Comme ça, tiens-toi. Sans ajout d'orthopédagogues, sans investissement majeur, rien de concret, sauf un petit coup de cravache: allez hue, forcez-vous le cul!
[Et on vient de décider selon les mêmes principes de forcer l'instruction de l'anglais en classe de sixième. Affirmant sans rire que si, hier, il fallait un an pour enseigner les matières obligatoires, aujourd'hui, la moitié de l'année sera suffisante. Le reste étant consacré, comme on vient de le dire, à l'apprentissage de l'anglais et à l'enseignement de cette langue. J'aligne les 2 mots puisqu'il ne s'agit pas de la même chose. Parmi le reste, il y aura, entre autre, le français dont jusqu'hier, on (sans trop savoir qui était au juste ce «on») devaient faire leur matière principale. Émotion! Ravissement! Ces cours devant se donner en anglais comme pour une nation conquise. Heu! C'est le cas! Sans augmentation de troupe ni de $. Et par des profs dont une grande partie ne maîtrise pas cette langue. Nie le français. Ni quoique ce soit d'autre. Étant formé par les mêmes écoles avec les mêmes méthodes ou leurs parents ou cousins (elles changent régulièrement de nom pour éviter qu'on les reconnaisse), il est normal qu'une fois adulte ils fassent profiter de leur science les futures générations. Il y a un raisonnement parmi nos élites qui surprend toujours. Il y a là une logique tout à fait exquise. Le taux d'anal... heu! de «non comprenant» de cette langue parmi la population locale étant... heu! Et on voudrait leur montrer l'anglais aussi. On oubliait que la grande nouvelle planant dans le même univers, également annoncé par notre grand sage municipal et régional l'année dernière était l'apprentissage de l'anglais en première année. Encore une fois par des profs qui n'ont aucune idée de quoi il s'agit. Un tel miracle ne pouvait demeurer isolé. Merci. Merci qui?]

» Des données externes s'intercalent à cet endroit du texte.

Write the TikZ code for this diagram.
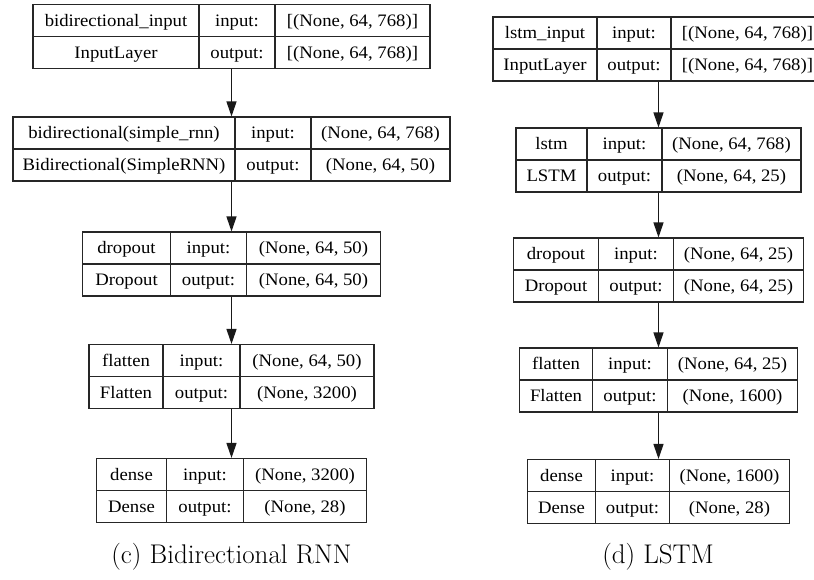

À la base, donc, rien n'a changé. Les élèves proviennent du même endroit, sont issus du même système, et du jour au lendemain, on demande à leurs profs de faire mieux avec la même chose.
Évidemment, ce qui devait arriver arrive: les profs n'y parviennent pas.
Et quand on le constate à la direction de l'école, on freake un peu, on suggère sans vraiment le dire d'avoir le crayon rouge un peu plus leste et le cahier d'autocollants avec des tites étoiles qui sentent bon un peu plus généreux.
C'est ainsi, mesdames et messieurs, que les politiques de réussite scolaire du gouvernement tendent à faire de vos enfants d'adorables analphabètes à la fin du cours primaire.
[Et des incultes à la fin du secondaire! Il ne faut pas que si belles méthodes se perdent.]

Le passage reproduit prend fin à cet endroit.